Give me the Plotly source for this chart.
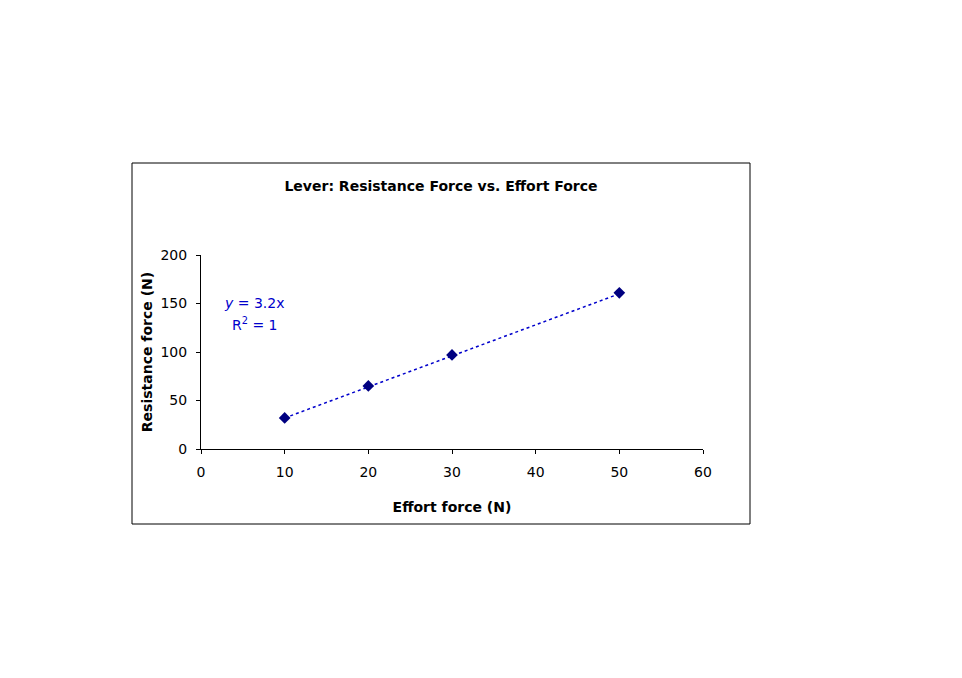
import plotly.graph_objects as go

effort = [10, 20, 30, 50]
resistance = [32, 65, 97, 161]
trend_slope = 3.2
x_ticks = [0, 10, 20, 30, 40, 50, 60]
y_ticks = [0, 50, 100, 150, 200]

navy = "#000080"
font = "DejaVu Sans, Liberation Sans, Arial, sans-serif"

trend_x = [min(effort), max(effort)]
trend_y = [trend_slope * v for v in trend_x]

fig = go.Figure()
fig.add_trace(go.Scatter(x=trend_x, y=trend_y, mode="lines",
                         line=dict(color="#0000CC", width=1.5, dash="dot"),
                         hoverinfo="skip", showlegend=False))
fig.add_trace(go.Scatter(x=effort, y=resistance, mode="markers",
                         marker=dict(symbol="diamond", size=9, color=navy),
                         showlegend=False))

fig.update_layout(
    width=962, height=678,
    margin=dict(l=201, r=259, t=255, b=229),
    paper_bgcolor="white", plot_bgcolor="white",
    font=dict(family=font, size=14, color="black"),
    title=dict(text="<b>Lever: Resistance Force vs. Effort Force</b>",
               x=441 / 962, xanchor="center", y=1 - 186 / 678, yanchor="middle",
               font=dict(size=14, family=font, color="black")),
    xaxis=dict(range=[0, 60], tickvals=x_ticks, showgrid=False, zeroline=False,
               showline=True, linecolor="black", linewidth=1,
               ticks="outside", ticklen=4, tickcolor="black",
               ticklabelstandoff=6,
               tickfont=dict(size=14, family=font),
               title=dict(text="<b>Effort force (N)</b>", standoff=23,
                          font=dict(size=14, family=font))),
    yaxis=dict(range=[0, 200], tickvals=y_ticks, showgrid=False, zeroline=False,
               showline=True, linecolor="black", linewidth=1,
               ticks="outside", ticklen=4, tickcolor="black",
               ticklabelstandoff=6,
               tickfont=dict(size=14, family=font),
               title=dict(text="<b>Resistance force (N)</b>", standoff=4,
                          font=dict(size=14, family=font))),
    shapes=[dict(type="rect", xref="paper", yref="paper",
                 x0=(132 - 201) / 502, x1=(750 - 201) / 502,
                 y0=(449 - 524) / 194, y1=(449 - 163) / 194,
                 line=dict(color="black", width=1), fillcolor="rgba(0,0,0,0)",
                 layer="below")],
    annotations=[
        dict(text="<i>y</i> = 3.2x", xref="paper", yref="paper",
             x=(254 - 201) / 502, y=(449 - 303) / 194, showarrow=False,
             xanchor="center", yanchor="middle",
             font=dict(size=14, family=font, color="#0000CC")),
        dict(text="R<sup>2</sup> = 1", xref="paper", yref="paper",
             x=(255 - 201) / 502, y=(449 - 324) / 194, showarrow=False,
             xanchor="center", yanchor="middle",
             font=dict(size=14, family=font, color="#0000CC")),
    ],
)

fig.write_html("out.html")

WHAT YOU HAVE TO DO:
Return the listing above word for word, with the pictures removed.

CORRECT RESULT:
Give me the Plotly source for this chart.
import plotly.graph_objects as go

effort = [10, 20, 30, 50]
resistance = [32, 65, 97, 161]
trend_slope = 3.2
x_ticks = [0, 10, 20, 30, 40, 50, 60]
y_ticks = [0, 50, 100, 150, 200]

navy = "#000080"
font = "DejaVu Sans, Liberation Sans, Arial, sans-serif"

trend_x = [min(effort), max(effort)]
trend_y = [trend_slope * v for v in trend_x]

fig = go.Figure()
fig.add_trace(go.Scatter(x=trend_x, y=trend_y, mode="lines",
                         line=dict(color="#0000CC", width=1.5, dash="dot"),
                         hoverinfo="skip", showlegend=False))
fig.add_trace(go.Scatter(x=effort, y=resistance, mode="markers",
                         marker=dict(symbol="diamond", size=9, color=navy),
                         showlegend=False))

fig.update_layout(
    width=962, height=678,
    margin=dict(l=201, r=259, t=255, b=229),
    paper_bgcolor="white", plot_bgcolor="white",
    font=dict(family=font, size=14, color="black"),
    title=dict(text="<b>Lever: Resistance Force vs. Effort Force</b>",
               x=441 / 962, xanchor="center", y=1 - 186 / 678, yanchor="middle",
               font=dict(size=14, family=font, color="black")),
    xaxis=dict(range=[0, 60], tickvals=x_ticks, showgrid=False, zeroline=False,
               showline=True, linecolor="black", linewidth=1,
               ticks="outside", ticklen=4, tickcolor="black",
               ticklabelstandoff=6,
               tickfont=dict(size=14, family=font),
               title=dict(text="<b>Effort force (N)</b>", standoff=23,
                          font=dict(size=14, family=font))),
    yaxis=dict(range=[0, 200], tickvals=y_ticks, showgrid=False, zeroline=False,
               showline=True, linecolor="black", linewidth=1,
               ticks="outside", ticklen=4, tickcolor="black",
               ticklabelstandoff=6,
               tickfont=dict(size=14, family=font),
               title=dict(text="<b>Resistance force (N)</b>", standoff=4,
                          font=dict(size=14, family=font))),
    shapes=[dict(type="rect", xref="paper", yref="paper",
                 x0=(132 - 201) / 502, x1=(750 - 201) / 502,
                 y0=(449 - 524) / 194, y1=(449 - 163) / 194,
                 line=dict(color="black", width=1), fillcolor="rgba(0,0,0,0)",
                 layer="below")],
    annotations=[
        dict(text="<i>y</i> = 3.2x", xref="paper", yref="paper",
             x=(254 - 201) / 502, y=(449 - 303) / 194, showarrow=False,
             xanchor="center", yanchor="middle",
             font=dict(size=14, family=font, color="#0000CC")),
        dict(text="R<sup>2</sup> = 1", xref="paper", yref="paper",
             x=(255 - 201) / 502, y=(449 - 324) / 194, showarrow=False,
             xanchor="center", yanchor="middle",
             font=dict(size=14, family=font, color="#0000CC")),
    ],
)

fig.write_html("out.html")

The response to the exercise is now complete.